Texas Genco
- Industry: Power and utilities
- Founded: 2001
- Defunct: 2005
- Fate: Acquired by NRG Energy

= Texas Genco =

Texas Genco was a power generation company that came about as part of the deregulated Texas electricity market and owned numerous power plants in the Houston area that serve area power needs. The Company was created in 2001 as part of the Texas electricity market deregulation. Incumbent utilities were required to separate their business functions into a retail electric provider (REP), a transmission and distribution service provider (TDSP), and a wholesale generator.

In 2000, Reliant Energy announced that it was splitting its business into separate regulated and unregulated businesses.
This split formed Reliant Resources, an unregulated electricity and energy company, and Centerpoint Energy, the remaining mostly regulated energy delivery company. Reliant Energy's power plants became a wholly owned subsidiary of Centerpoint Energy. The new company was known as Texas Genco.

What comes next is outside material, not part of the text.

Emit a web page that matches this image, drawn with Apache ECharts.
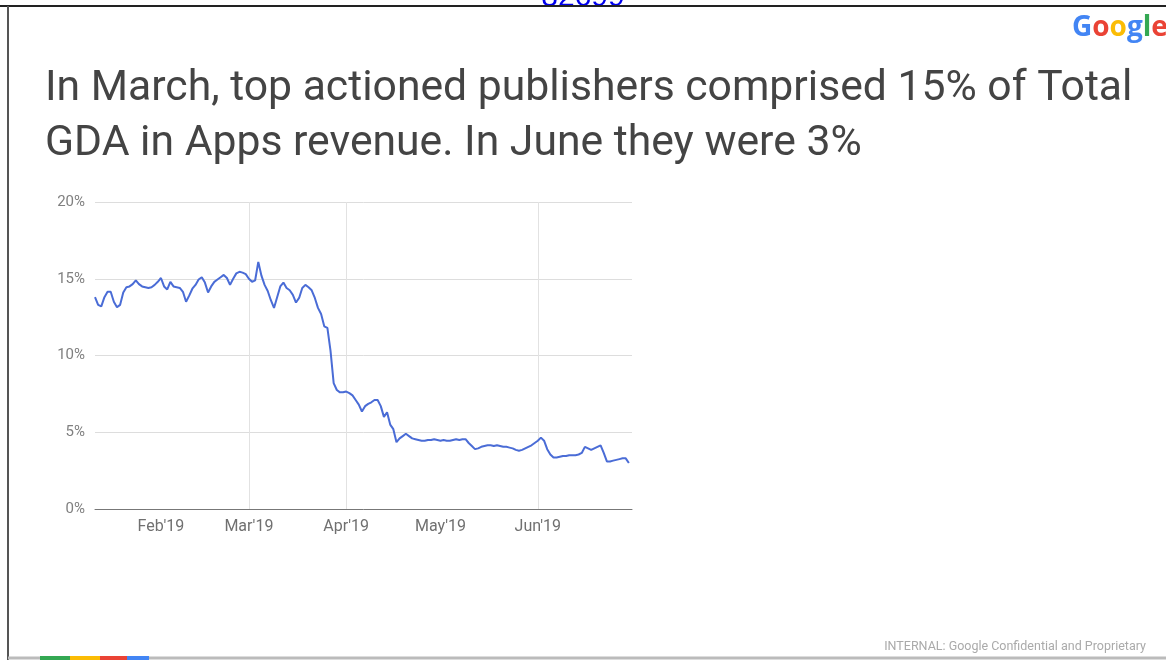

When the state of Texas deregulated the electricity market, the former Houston Lighting & Power (HL&P) was split into several companies. In 2003 HL&P was split into Reliant Energy, Texas Genco, and CenterPoint Energy.

Seeking opportunities arising out of the deregulation of the electricity industry in Texas, in late 2004 four private equity firms—the Texas Pacific Group, the Blackstone Group, Kohlberg Kravis Roberts, and Hellman & Friedman of San Francisco—combined forces to purchase Texas Genco from the transmission & distribution provider utility Centerpoint Energy for Houston.

This coalition of firms acquired Texas Genco—which was the second largest operator of power generation facilities in the state—for a price of approximately $1.9 billion—using just $900 million in cash.

In late 2005, these private equity firms announced the sale of Texas Genco to NRG Energy of Princeton, N.J., for a price of roughly $5.9 billion. The investors achieved a gain of almost $5 billion over the space of an investment holding period of less than 18 months, a return that will mark one of the most lucrative private equity investments in recent years.